In a five-month period from July to December, average gas prices nationwide fell 58 percent from $4.11 per gallon to $1.74, creating a huge problem for automakers to predict what vehicles to design or build to match consumer demand.

The fear of producing the wrong cars has created a whisper campaign, with industry officials saying they may approach the incoming Obama administration about raising the federal gasoline tax or setting up a system that keeps the price of oil above a certain level.

“It makes life very difficult if the market gyrates wildly over the course of several months, and that’s exactly what we’ve seen happen,” Ford Executive Chairman Bill Ford Jr. said in a recent interview with The Associated Press.

Gas price swings have trapped automakers before, especially last summer when the price spike caught many with too many pickup trucks and sport utility vehicles and too few smaller, more efficient cars.
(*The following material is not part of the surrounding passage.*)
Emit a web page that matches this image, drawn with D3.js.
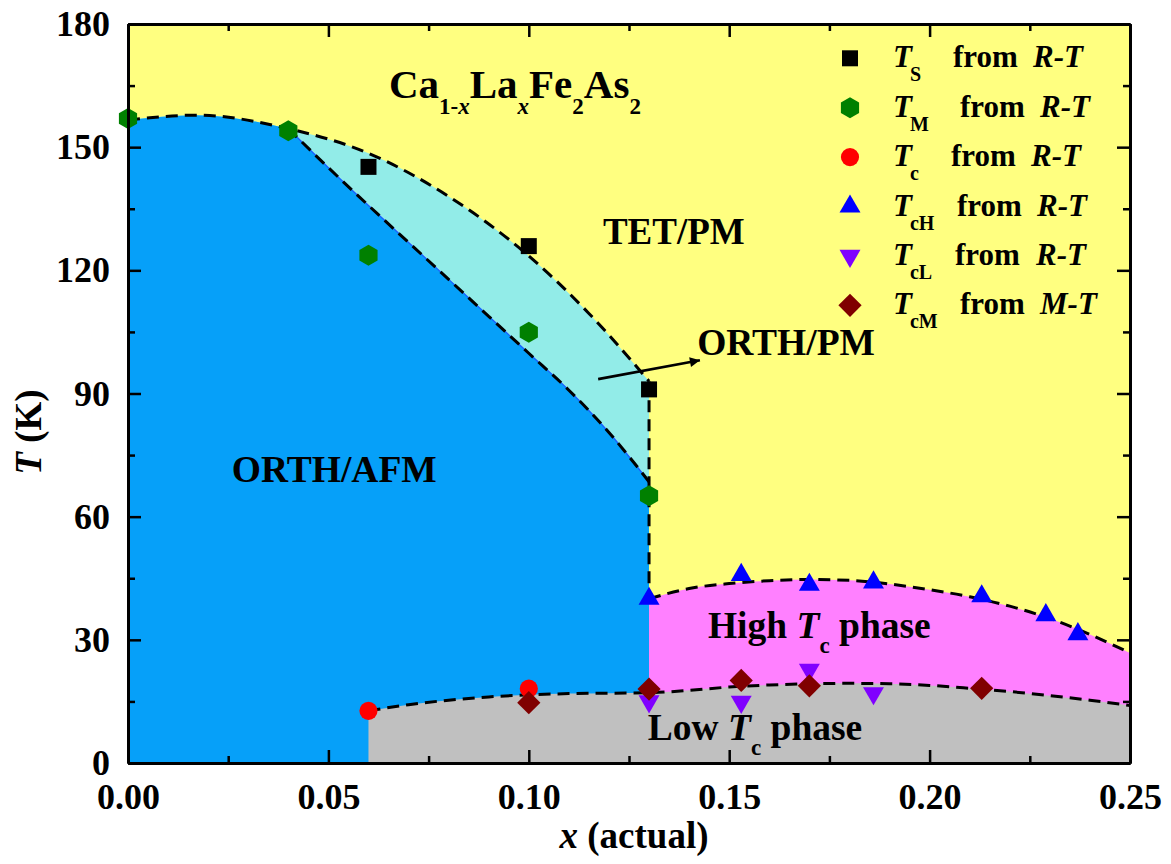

Lower prices cut sales of the Prius gas-electric hybrid by 45 percent in December and forced Toyota Motor Corp. to shelve construction of a new factory to make them in the U.S.

The changing market slammed automakers’ profits, especially among the Detroit Three, starting their slide toward financial doom.

Higher taxes or a floor would give automakers a “clearer planning horizon” because they design future models three to five years in advance, Ford said.

Jim Queen, GM’s global engineering head, said the Obama administration may be open to gas taxes or policies imposed by many European countries that reduce oil consumption and make it easier for manufacturers to match their products to demand.